C’est très différent du format des conférences. Le Circuit Zéro Déchet va continuer à exister et mes conférences aussi. Avec les Zécogeeks, je fais la promotion de mes autres activités, c’est un outil pour me développer et aussi un outil de sensibilisation pour les plus jeunes.
Le lien vers le site du Circuit Zéro Déchet est sur la page Twitch des Zécogeeks, j’ai également programmé des notifications automatiques dans le tchat pour le promouvoir. Par exemple, pendant « l’actu écolo », je lis à haute voix les billets de mon blog.
La plateforme
Quelles différences constates-tu avec les autres plateformes de communication utilisées habituellement?
Si je compare aux réseaux sociaux habituels, la différence est vraiment la communauté elle-même, il y a une ambiance d’entraide et de partage entre les streamers. C’est une plateforme pour les créateurs, les artistes. Par exemple, il y a beaucoup de musiciens, d’artistes, de philosophes, etc. C’est plus libre, il y a moins de jugement.
Une grosse différence c’est aussi qu’il n’est pas possible de commenter après les sessions en direct, contrairement à Facebook. C’est aussi pour ça qu’il y a moins de polémiques. C’est super difficile de percer sur Instagram alors que sur Twitch, personnellement, je ne le vois pas comme un monde de compétition, même si certains sont très compétitifs sur Twitch. Tout dépend de nos objectifs.
Pour les personnes introverties, c’est parfois très difficile de créer des liens, de réseauter. Sur Twitch, c’est plus facile, c’est à la fois un espace sécuritaire et un formidable outil pour aborder un sujet aussi important. Comme dans tous réseaux sociaux, il y a des trolls et des gens malintentionnés, mais il est possible de les bannir assez facilement à l’aide de modérateurs. D’ailleurs, l’OMS vient même de publier un article sur le fait que les jeux vidéo sont positifs pour la santé mentale pendant la pandémie.
Le public
Penses-tu que le rayonnement du zéro déchet pourrait évoluer grâce à ce type de projets, en étant moins associé au rôle de « la ménagère écolo »? Réussis-tu à aller chercher plus d’hommes?
Je suis surprise de voir que ce sont encore beaucoup de femmes qui me suivent alors que la communauté masculine est plus nombreuse sur Twitch. La plupart des hommes qui me suivent sont des étudiants en philosophie et théâtre, car mes contenus sont propices aux échanges sur ces sujets.

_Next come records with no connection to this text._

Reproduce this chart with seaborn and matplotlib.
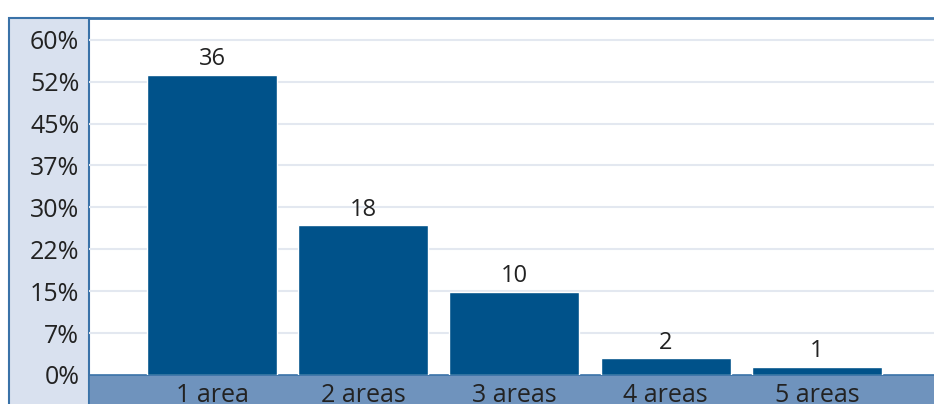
import pandas as pd
import numpy as np
import matplotlib.pyplot as plt
import matplotlib.patches as mpatches
import seaborn as sns

# data
categories = ["1 area", "2 areas", "3 areas", "4 areas", "5 areas"]
counts = [36, 18, 10, 2, 1]
total = 67
percents = [c / total * 100 for c in counts]
tick_vals = [0, 7.5, 15, 22.5, 30, 37.5, 45, 52.5, 60]
tick_labels = ["0%", "7%", "15%", "22%", "30%", "37%", "45%", "52%", "60%"]

df = pd.DataFrame({"Areas": categories, "Percent": percents, "Count": counts})

sns.set_style("white")
plt.rcParams['font.family'] = ['Open Sans', 'DejaVu Sans']

W, H = 934, 404
fig = plt.figure(figsize=(W / 100, H / 100), dpi=100)

bar_col = "#00528A"
panel_col = "#D9E1EF"
band_col = "#6F93BD"
edge_col = "#3A72A8"
text_col = "#222222"

def fx(px):
    return px / W

def fy(py):
    return 1 - py / H

# left light panel with tick labels
fig.patches.append(mpatches.Rectangle((fx(9), fy(420)), fx(80), (420 - 18) / H,
                                      transform=fig.transFigure, facecolor=panel_col,
                                      edgecolor=edge_col, linewidth=1.5, zorder=-2))
# bottom band behind x labels
fig.patches.append(mpatches.Rectangle((fx(89), fy(420)), fx(900), (420 - 375) / H,
                                      transform=fig.transFigure, facecolor=band_col,
                                      edgecolor=edge_col, linewidth=1.2, zorder=-2))

ax = fig.add_axes([fx(89), fy(375), fx(960 - 89), (375 - 18) / H])
ax.patch.set_alpha(0)

sns.barplot(data=df, x="Areas", y="Percent", color=bar_col, width=0.86,
            saturation=1, ax=ax, zorder=3)

ax.set_xlim(-0.813, 4.946)
ax.set_ylim(0, 63.9)
ax.set_yticks(tick_vals)
ax.set_yticklabels(tick_labels, fontsize=18, color=text_col)
for v in tick_vals[1:]:
    ax.axhline(v, color="#E3E8F0", linewidth=1.5, zorder=1)

ax.tick_params(axis="y", length=0, pad=7)
ax.tick_params(axis="x", length=0, pad=6, labelsize=18, labelcolor=text_col)
ax.set_xlabel("")
ax.set_ylabel("")
for s in ["left", "right", "bottom"]:
    ax.spines[s].set_visible(False)
ax.spines["top"].set_color(edge_col)
ax.spines["top"].set_linewidth(2)

for i, (p, c) in enumerate(zip(percents, counts)):
    ax.text(i, p + 0.6, str(c), ha="center", va="bottom", fontsize=17, color=text_col)

fig.savefig("out.png", dpi=100)
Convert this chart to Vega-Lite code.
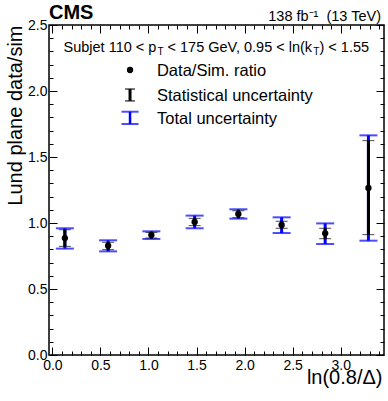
{
  "$schema": "https://vega.github.io/schema/vega-lite/v6.json",
  "autosize": {"type": "none"},
  "padding": {"left": 49, "top": 25, "right": 4, "bottom": 46},
  "width": 335,
  "height": 330,
  "background": "white",
  "config": {
    "view": {"stroke": "black", "strokeWidth": 1.5},
    "font": "Liberation Sans",
    "text": {"font": "Liberation Sans", "fontWeight": "normal"},
    "axis": {"grid": false, "domain": false, "labelFont": "Liberation Sans", "titleFont": "Liberation Sans", "labelColor": "black", "titleColor": "black", "tickColor": "black", "tickWidth": 1}
  },
  "datasets": {
    "pts": [
      {"x": 0.13, "r": 0.886, "slo": 0.823, "shi": 0.949, "tlo": 0.806, "thi": 0.960},
      {"x": 0.58, "r": 0.828, "slo": 0.798, "shi": 0.854, "tlo": 0.785, "thi": 0.869},
      {"x": 1.03, "r": 0.909, "slo": 0.886, "shi": 0.929, "tlo": 0.879, "thi": 0.937},
      {"x": 1.48, "r": 1.008, "slo": 0.980, "shi": 1.035, "tlo": 0.960, "thi": 1.056},
      {"x": 1.935, "r": 1.068, "slo": 1.040, "shi": 1.093, "tlo": 1.033, "thi": 1.104},
      {"x": 2.385, "r": 0.985, "slo": 0.960, "shi": 1.013, "tlo": 0.924, "thi": 1.043},
      {"x": 2.838, "r": 0.922, "slo": 0.881, "shi": 0.960, "tlo": 0.841, "thi": 0.997},
      {"x": 3.288, "r": 1.265, "slo": 0.912, "shi": 1.624, "tlo": 0.866, "thi": 1.664}
    ],
    "one": [{}]
  },
  "data": {"name": "pts"},
  "resolve": {"axis": {"x": "independent", "y": "independent"}},
  "layer": [
    {
      "mark": {"type": "rule", "color": "#0000ff", "strokeWidth": 3},
      "encoding": {
        "x": {"field": "x", "type": "quantitative", "scale": {"domain": [-0.035, 3.45], "nice": false, "zero": false},
          "axis": {"orient": "bottom", "values": [0, 0.5, 1, 1.5, 2, 2.5, 3], "ticks": false, "labelFontSize": 14, "labelPadding": 3, "format": ".1f", "labelFlush": false, "labelOverlap": false,
            "title": "ln(0.8/Δ)", "titleFontSize": 20, "titleFontWeight": "normal", "titleAlign": "right", "titleAnchor": "end", "titleBaseline": "alphabetic", "titleX": 333, "titleY": 28}},
        "y": {"field": "tlo", "type": "quantitative", "scale": {"domain": [0, 2.5], "nice": false, "zero": false},
          "axis": {"orient": "left", "values": [0, 0.5, 1, 1.5, 2, 2.5], "ticks": false, "labelFontSize": 14, "labelPadding": 2, "format": ".1f", "labelFlush": false, "labelOverlap": false,
            "title": "Lund plane data/sim", "titleFontSize": 20, "titleFontWeight": "normal", "titleAngle": -90, "titleAlign": "right", "titleAnchor": "end", "titleBaseline": "alphabetic", "titleX": -28, "titleY": 0}},
        "y2": {"field": "thi"}
      }
    },
    {
      "mark": {"type": "tick", "orient": "horizontal", "size": 18, "thickness": 2, "color": "#0000ff"},
      "encoding": {
        "x": {"field": "x", "type": "quantitative", "scale": {"domain": [-0.035, 3.45], "nice": false, "zero": false},
          "axis": {"orient": "bottom", "values": [0, 0.5, 1, 1.5, 2, 2.5, 3], "tickSize": -8, "labels": false, "title": null}},
        "y": {"field": "thi", "type": "quantitative", "scale": {"domain": [0, 2.5], "nice": false, "zero": false},
          "axis": {"orient": "left", "values": [0, 0.5, 1, 1.5, 2, 2.5], "tickSize": -8, "labels": false, "title": null}}
      }
    },
    {
      "mark": {"type": "tick", "orient": "horizontal", "size": 18, "thickness": 2, "color": "#0000ff"},
      "encoding": {
        "x": {"field": "x", "type": "quantitative", "scale": {"domain": [-0.035, 3.45], "nice": false, "zero": false},
          "axis": {"orient": "bottom", "values": [0.1, 0.2, 0.3, 0.4, 0.6, 0.7, 0.8, 0.9, 1.1, 1.2, 1.3, 1.4, 1.6, 1.7, 1.8, 1.9, 2.1, 2.2, 2.3, 2.4, 2.6, 2.7, 2.8, 2.9, 3.1, 3.2, 3.3, 3.4], "tickSize": -4, "labels": false, "title": null}},
        "y": {"field": "tlo", "type": "quantitative", "scale": {"domain": [0, 2.5], "nice": false, "zero": false},
          "axis": {"orient": "left", "values": [0.1, 0.2, 0.3, 0.4, 0.6, 0.7, 0.8, 0.9, 1.1, 1.2, 1.3, 1.4, 1.6, 1.7, 1.8, 1.9, 2.1, 2.2, 2.3, 2.4], "tickSize": -4, "labels": false, "title": null}}
      }
    },
    {
      "mark": {"type": "rule", "color": "black", "strokeWidth": 3},
      "encoding": {
        "x": {"field": "x", "type": "quantitative",
          "axis": {"orient": "top", "values": [0, 0.5, 1, 1.5, 2, 2.5, 3], "tickSize": -8, "labels": false, "title": null}},
        "y": {"field": "slo", "type": "quantitative",
          "axis": {"orient": "right", "values": [0, 0.5, 1, 1.5, 2, 2.5], "tickSize": -8, "labels": false, "title": null}},
        "y2": {"field": "shi"}
      }
    },
    {
      "mark": {"type": "tick", "orient": "horizontal", "size": 12, "thickness": 1, "color": "black"},
      "encoding": {
        "x": {"field": "x", "type": "quantitative",
          "axis": {"orient": "top", "values": [0.1, 0.2, 0.3, 0.4, 0.6, 0.7, 0.8, 0.9, 1.1, 1.2, 1.3, 1.4, 1.6, 1.7, 1.8, 1.9, 2.1, 2.2, 2.3, 2.4, 2.6, 2.7, 2.8, 2.9, 3.1, 3.2, 3.3, 3.4], "tickSize": -4, "labels": false, "title": null}},
        "y": {"field": "shi", "type": "quantitative",
          "axis": {"orient": "right", "values": [0.1, 0.2, 0.3, 0.4, 0.6, 0.7, 0.8, 0.9, 1.1, 1.2, 1.3, 1.4, 1.6, 1.7, 1.8, 1.9, 2.1, 2.2, 2.3, 2.4], "tickSize": -4, "labels": false, "title": null}}
      }
    },
    {
      "mark": {"type": "tick", "orient": "horizontal", "size": 12, "thickness": 1, "color": "black"},
      "encoding": {
        "x": {"field": "x", "type": "quantitative", "axis": null},
        "y": {"field": "slo", "type": "quantitative", "axis": null}
      }
    },
    {
      "mark": {"type": "circle", "size": 40, "color": "black", "opacity": 1},
      "encoding": {
        "x": {"field": "x", "type": "quantitative", "axis": null},
        "y": {"field": "r", "type": "quantitative", "axis": null}
      }
    },
    {
      "data": {"name": "one"},
      "mark": {"type": "circle", "size": 40, "color": "black", "opacity": 1},
      "encoding": {
        "x": {"datum": 0.808, "type": "quantitative", "axis": null},
        "y": {"datum": 2.159, "type": "quantitative", "axis": null}
      }
    },
    {
      "data": {"name": "one"},
      "mark": {"type": "rule", "color": "black", "strokeWidth": 3},
      "encoding": {
        "x": {"datum": 0.808, "type": "quantitative", "axis": null},
        "y": {"datum": 1.925, "type": "quantitative", "axis": null},
        "y2": {"datum": 2.015}
      }
    },
    {
      "data": {"name": "one"},
      "mark": {"type": "tick", "orient": "horizontal", "size": 10, "thickness": 1.5, "color": "black"},
      "encoding": {
        "x": {"datum": 0.808, "type": "quantitative", "axis": null},
        "y": {"datum": 2.015, "type": "quantitative", "axis": null}
      }
    },
    {
      "data": {"name": "one"},
      "mark": {"type": "tick", "orient": "horizontal", "size": 10, "thickness": 1.5, "color": "black"},
      "encoding": {
        "x": {"datum": 0.808, "type": "quantitative", "axis": null},
        "y": {"datum": 1.925, "type": "quantitative", "axis": null}
      }
    },
    {
      "data": {"name": "one"},
      "mark": {"type": "rule", "color": "#0000ff", "strokeWidth": 2.5},
      "encoding": {
        "x": {"datum": 0.808, "type": "quantitative", "axis": null},
        "y": {"datum": 1.750, "type": "quantitative", "axis": null},
        "y2": {"datum": 1.843}
      }
    },
    {
      "data": {"name": "one"},
      "mark": {"type": "tick", "orient": "horizontal", "size": 17, "thickness": 2, "color": "#0000ff"},
      "encoding": {
        "x": {"datum": 0.808, "type": "quantitative", "axis": null},
        "y": {"datum": 1.843, "type": "quantitative", "axis": null}
      }
    },
    {
      "data": {"name": "one"},
      "mark": {"type": "tick", "orient": "horizontal", "size": 17, "thickness": 2, "color": "#0000ff"},
      "encoding": {
        "x": {"datum": 0.808, "type": "quantitative", "axis": null},
        "y": {"datum": 1.750, "type": "quantitative", "axis": null}
      }
    },
    {
      "data": {"name": "one"},
      "mark": {"type": "text", "align": "left", "baseline": "alphabetic", "fontSize": 16.5, "color": "black"},
      "encoding": {
        "x": {"datum": 1.088, "type": "quantitative", "axis": null},
        "y": {"datum": 2.114, "type": "quantitative", "axis": null},
        "text": {"value": "Data/Sim. ratio"}
      }
    },
    {
      "data": {"name": "one"},
      "mark": {"type": "text", "align": "left", "baseline": "alphabetic", "fontSize": 16.5, "color": "black"},
      "encoding": {
        "x": {"datum": 1.088, "type": "quantitative", "axis": null},
        "y": {"datum": 1.924, "type": "quantitative", "axis": null},
        "text": {"value": "Statistical uncertainty"}
      }
    },
    {
      "data": {"name": "one"},
      "mark": {"type": "text", "align": "left", "baseline": "alphabetic", "fontSize": 16.5, "color": "black"},
      "encoding": {
        "x": {"datum": 1.088, "type": "quantitative", "axis": null},
        "y": {"datum": 1.748, "type": "quantitative", "axis": null},
        "text": {"value": "Total uncertainty"}
      }
    },
    {
      "data": {"name": "one"},
      "mark": {"type": "text", "align": "left", "baseline": "alphabetic", "fontSize": 14.5, "color": "black"},
      "encoding": {
        "x": {"datum": 0.116, "type": "quantitative", "axis": null},
        "y": {"datum": 2.295, "type": "quantitative", "axis": null},
        "text": {"value": "Subjet 110 < p"}
      }
    },
    {
      "data": {"name": "one"},
      "mark": {"type": "text", "align": "left", "baseline": "alphabetic", "fontSize": 10, "color": "black"},
      "encoding": {
        "x": {"datum": 1.093, "type": "quantitative", "axis": null},
        "y": {"datum": 2.272, "type": "quantitative", "axis": null},
        "text": {"value": "T"}
      }
    },
    {
      "data": {"name": "one"},
      "mark": {"type": "text", "align": "left", "baseline": "alphabetic", "fontSize": 14.5, "color": "black"},
      "encoding": {
        "x": {"datum": 1.198, "type": "quantitative", "axis": null},
        "y": {"datum": 2.295, "type": "quantitative", "axis": null},
        "text": {"value": "< 175 GeV, 0.95 < ln(k"}
      }
    },
    {
      "data": {"name": "one"},
      "mark": {"type": "text", "align": "left", "baseline": "alphabetic", "fontSize": 10, "color": "black"},
      "encoding": {
        "x": {"datum": 2.715, "type": "quantitative", "axis": null},
        "y": {"datum": 2.272, "type": "quantitative", "axis": null},
        "text": {"value": "T"}
      }
    },
    {
      "data": {"name": "one"},
      "mark": {"type": "text", "align": "left", "baseline": "alphabetic", "fontSize": 14.5, "color": "black"},
      "encoding": {
        "x": {"datum": 2.779, "type": "quantitative", "axis": null},
        "y": {"datum": 2.295, "type": "quantitative", "axis": null},
        "text": {"value": ") < 1.55"}
      }
    },
    {
      "data": {"name": "one"},
      "mark": {"type": "text", "align": "left", "baseline": "alphabetic", "fontSize": 20, "fontWeight": "bold", "color": "black"},
      "encoding": {
        "x": {"datum": -0.035, "type": "quantitative", "axis": null},
        "y": {"datum": 2.549, "type": "quantitative", "axis": null},
        "text": {"value": "CMS"}
      }
    },
    {
      "data": {"name": "one"},
      "mark": {"type": "text", "align": "right", "baseline": "alphabetic", "fontSize": 14.5, "color": "black"},
      "encoding": {
        "x": {"datum": 3.419, "type": "quantitative", "axis": null},
        "y": {"datum": 2.534, "type": "quantitative", "axis": null},
        "text": {"value": "138 fb⁻¹\u00a0 (13 TeV)"}
      }
    }
  ]
}
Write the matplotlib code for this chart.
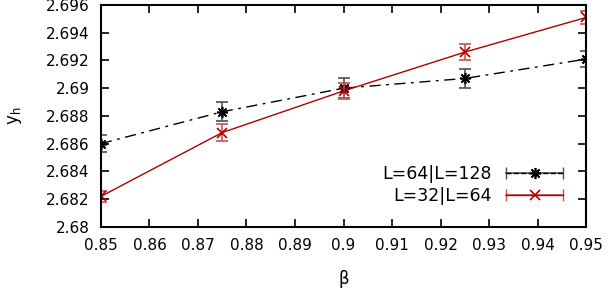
import matplotlib
matplotlib.use('Agg')
from matplotlib import pyplot as plt
from matplotlib.ticker import FuncFormatter, MultipleLocator
from matplotlib.legend_handler import HandlerBase
from matplotlib.lines import Line2D

beta = [0.85, 0.875, 0.9, 0.925, 0.95]

# L=64|L=128
y_big = [2.6860, 2.6883, 2.6900, 2.6907, 2.6921]
err_big = [0.0006, 0.0007, 0.0007, 0.0007, 0.0006]

# L=32|L=64
y_small = [2.6822, 2.6868, 2.6898, 2.6926, 2.6951]
err_small = [0.0004, 0.0006, 0.0006, 0.0006, 0.0005]

label_big = 'L=64|L=128'
label_small = 'L=32|L=64'

asterisk = (8, 2, 0)


class ErrLegend(HandlerBase):
    # gnuplot-like key: horizontal bar with end caps, line and point on top
    def __init__(self, ecolor, **kw):
        super().__init__(**kw)
        self.ecolor = ecolor

    def create_artists(self, legend, orig_handle, xdescent, ydescent,
                       width, height, fontsize, trans):
        y = height / 2 - ydescent
        bar = Line2D([-xdescent, width - xdescent], [y, y], color=self.ecolor,
                     lw=1.2, marker='|', markersize=8, markevery=[0, 1],
                     transform=trans)
        ln = Line2D([-xdescent, width - xdescent], [y, y],
                    color=orig_handle.get_color(), ls=orig_handle.get_linestyle(),
                    lw=orig_handle.get_linewidth(), transform=trans)
        mk = Line2D([width / 2 - xdescent], [y], ls='none',
                    marker=orig_handle.get_marker(), markersize=orig_handle.get_markersize(),
                    color=orig_handle.get_color(), mew=orig_handle.get_markeredgewidth(),
                    transform=trans)
        return [bar, ln, mk]


fig = plt.figure(figsize=(6.08, 2.92), dpi=100)
ax = fig.add_axes([0.166, 0.223, 0.798, 0.760])

ax.errorbar(beta, y_big, yerr=err_big, fmt='none', ecolor='#505050',
            elinewidth=1.2, capsize=4, capthick=1.2)
l1, = ax.plot(beta, y_big, color='black', ls=(0, (8, 4, 2, 4)), lw=1.0,
              marker=asterisk, markersize=8, mew=1.2, label=label_big)

ax.errorbar(beta, y_small, yerr=err_small, fmt='none', ecolor='#c85050',
            elinewidth=1.2, capsize=4, capthick=1.2)
l2, = ax.plot(beta, y_small, color='#b00000', ls='-', lw=1.0,
              marker='x', markersize=7, mew=1.2, label=label_small)

ax.set_xlim(0.85, 0.95)
ax.set_ylim(2.68, 2.696)
ax.xaxis.set_major_locator(MultipleLocator(0.01))
ax.yaxis.set_major_locator(MultipleLocator(0.002))
fmt = FuncFormatter(lambda v, p: '%g' % round(v, 4))
ax.xaxis.set_major_formatter(fmt)
ax.yaxis.set_major_formatter(fmt)
ax.tick_params(direction='in', length=6, width=1.2, top=True, right=True,
               labelsize=11, pad=8)
for s in ax.spines.values():
    s.set_linewidth(1.5)

ax.set_xlabel('β', fontsize=12, labelpad=12)
ax.set_ylabel(r'y$_\mathregular{h}$', fontsize=12, labelpad=16)

ax.legend(handles=[l1, l2], loc='lower right', bbox_to_anchor=(0.985, 0.03),
          frameon=False, markerfirst=False, fontsize=12.5, handlelength=3.3,
          labelspacing=0.2, handletextpad=0.8,
          handler_map={l1: ErrLegend('#505050'), l2: ErrLegend('#c85050')})

fig.savefig('out.png', dpi=100)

Ce n’est pas du tout la même gang que sur mes autres plateformes. Certains followers Facebook sont venus au début, mais ils sont repartis, notamment quand je suis devenue affiliée. Le fait que Twitch appartienne à Amazon en a rebuté certains. Pourtant, toutes les plateformes peuvent être sujettes aux mêmes critiques. Si je ne vais pas dans l’antre de la bête, je ne peux pas combattre la bête donc je suis obligée de piler sur mes principes par certains aspects pour rejoindre plus de monde. La grande majorité de mes followers sur Twitch sont nouveaux, ils ne me connaissent pas d’ailleurs.
Sais-tu si tu as du public régulier ou à chaque fois ce sont des personnes différentes?
Ceux que j’ai réussi à accrocher reviennent et sont abonnés. J’en ai déjà une dizaine. Leur abonnement leur permet de supprimer la publicité et de me soutenir.